Eine Frauenoper

■ Prokofjews „Feuriger Engel“ in Amsterdam

Riccardo Chailly läßt den Geist des musikalischen Expressionismus, der Prokofjews L'ange de feu in die Spitzengruppe der Opern des 20. Jahrhunderts trieb, mit Umsicht und Engagement hervortreten. Der neue Chefdirigent des Concertgebouworkest leitet das Werk souverän, feurig in den ausladenden Orchesterteilen und dann wieder klar wie mit dem Schwert. Aber es ist zum Glück nur der Dirigentenstab, den er da überm Graben des Amsterdamer Muziektheaters schwingt, über einem der besten Orchester und vor einem hochrangigen Herrenensemble. Das gruppiert sich um Marylin Zschau, die als Renata auftrumpft, ausdrucksstark in allen Nuancen, traumwandlerisch sicher in der Wahrnehmung ihrer weiblichen Führungsrolle.

Sergej Prokofjews viertes Bühnenwerk, entstanden 1919 bis 1927, ist eine „Frauenoper“. Renata hat von Kindheit an Verbindung zum Überirdischen: ihr erscheint der feurige Engel Madiel. Nicht auszumachen, ob das eine Erscheinung des Himmels oder der Hölle ist. Die Geschichte spielt in einer Zeit, die ihre „Hexen“ verbrannte und in der religiös motivierter Wahnsinn die Weltpolitik bewegte. Renata wird, weil sie in der Gestalt des Herrn Heinrich ihren Madiel wiederzuerkennen glaubt, die Maitresse des (in der Oper unsichtbaren) Rheingrafen. In einer Schenke am Niederrhein trifft sie Ritter Rupprecht. Der war in die neue Welt gezogen, hatte sein Glück gemacht und gerät nun in den Bann der geheimnisvollen, besessenen Frau - zieht mit ihr den Rhein hinauf nach Köln, um vom Buchhändler Jakob Glock okkultistische Literatur zu erstehen, um dann in Bonn beim Gelehrten und Magier Agrippa von Nettesheim tiefer in die spirituelle Welt einzudringen und sich mit dem unschlagbaren Grafen Heinrich zu duellieren. Renata verrät und verläßt den Gefährten, der sich vom gleichfalls durchreisenden Dr. Faust (und dessen talentierten Gehilfen Mephisto) trösten läßt; die aufs Jenseits fixierte Frau aber tritt in ein Kloster ein. Mit ihr aber kommen der Geist des Widerspruchs und der Auflehnung gegen die Ordensregeln. Mit einem Inquisitionstribunal des Bischofs von Trier hat der „Spuk“ ein Ende. Eine knisternde Geschichte mit mancher Anspielung auf die große Literatur und Oper (Prokofjew hat das Libretto nach dem Anfang des Jahrhunderts erschienenen Roman von Walerij Brjussow gefertigt).

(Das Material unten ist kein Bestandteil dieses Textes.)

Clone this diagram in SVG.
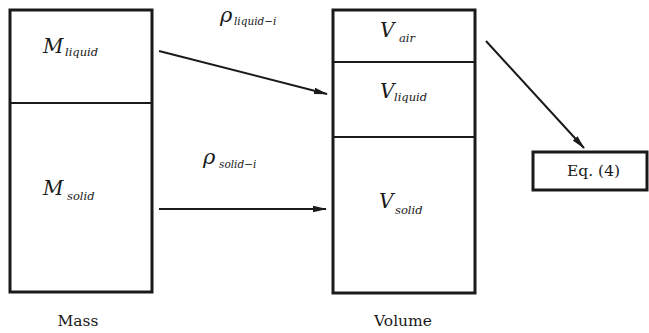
<svg xmlns="http://www.w3.org/2000/svg" width="649" height="333" viewBox="0 0 649 333">
<style>
.box{fill:none;stroke:#1a1a1a;stroke-width:3}
.div{stroke:#1a1a1a;stroke-width:2}
.conn{stroke:#1a1a1a;stroke-width:2;fill:none}
text{font-family:'DejaVu Serif',serif;fill:#1a1a1a}
.it{font-style:italic}
.big{font-size:20px}
.rho{font-size:21px}
.sub{font-size:11.5px}
.rs{font-size:10.5px}
.lbl{font-size:15.5px}
</style>
<defs>
<marker id="ah" markerWidth="14" markerHeight="8" refX="13" refY="4" orient="auto" markerUnits="userSpaceOnUse">
<path d="M0,0.8 L14,4 L0,7.2 Z" fill="#1a1a1a"/>
</marker>
</defs>
<rect width="649" height="333" fill="#fff"/>
<g id="mass">
<rect class="box" x="10" y="10" width="142" height="282"/>
<line class="div" x1="10" y1="103" x2="152" y2="103"/>
<text class="it big" x="43" y="53">M</text>
<text class="it sub" x="65" y="56">liquid</text>
<text class="it big" x="43" y="195">M</text>
<text class="it sub" x="67" y="200">solid</text>
<text class="lbl" x="78" y="326" text-anchor="middle">Mass</text>
</g>
<g id="volume">
<rect class="box" x="333" y="10" width="142" height="283"/>
<line class="div" x1="333" y1="62" x2="475" y2="62"/>
<line class="div" x1="333" y1="137" x2="475" y2="137"/>
<text class="it big" x="380" y="37">V</text>
<text class="it sub" x="399" y="42">air</text>
<text class="it big" x="380" y="98">V</text>
<text class="it sub" x="394" y="101">liquid</text>
<text class="it big" x="379" y="208">V</text>
<text class="it sub" x="395" y="214">solid</text>
<text class="lbl" x="403" y="326" text-anchor="middle">Volume</text>
</g>
<g id="eq4">
<rect class="box" x="533" y="152" width="114" height="38"/>
<text class="lbl" x="567" y="176">Eq. (4)</text>
</g>
<g id="connectors">
<line class="conn" x1="159" y1="51" x2="327" y2="94" marker-end="url(#ah)"/>
<line class="conn" x1="159" y1="209" x2="326" y2="209" marker-end="url(#ah)"/>
<line class="conn" x1="486" y1="41" x2="584" y2="148" marker-end="url(#ah)"/>
<text class="it rho" x="220" y="22">ρ</text>
<text class="it rs" x="234" y="25">liquid−i</text>
<text class="it rho" x="203" y="164">ρ</text>
<text class="it rs" x="219" y="168">solid−i</text>
</g>
</svg>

Robert Israel konzipierte mit seiner (bereits für die Genfer Oper entworfenen und nun nach Amsterdam übernommenen) Ausstattung eine Folge plausibler Bühnenbilder. Zunächst ein schiefwinkliges Zimmer, dann schräge römische Reste (Köln) und grotesken Säulenpomp (Bonn). In den weiteren Szenarien wird das Prinzip der verkanteten und verrückten Wände beibehalten, auf denen die Sudelzeichen der Magie, die Chiffren des schwarzen Wissens prangen. Das Spiel der Hände, die sich in den Türöffnungen zeigen oder aus Wandlöchern hervorragen, die mephistophelischen Schattenspiele und das Heraufsteigen der enthemmten Kräfte - das alles hat Andrei Serban minutiös inszeniert. für das chorgewaltige Finale hätte ich mir eine explosivere Lösung gewünscht.

Die fulminant zelebrierte Prokofjew-Musik übrigens wurde, wie sich heute zeigt, in ihrem Rang von Komponisten wie Strawinsky, Penderecki und selbst Philip Glass längst gewürdigt: beim Feurigen Engel haben sie alle kräftige Anleihen genommen.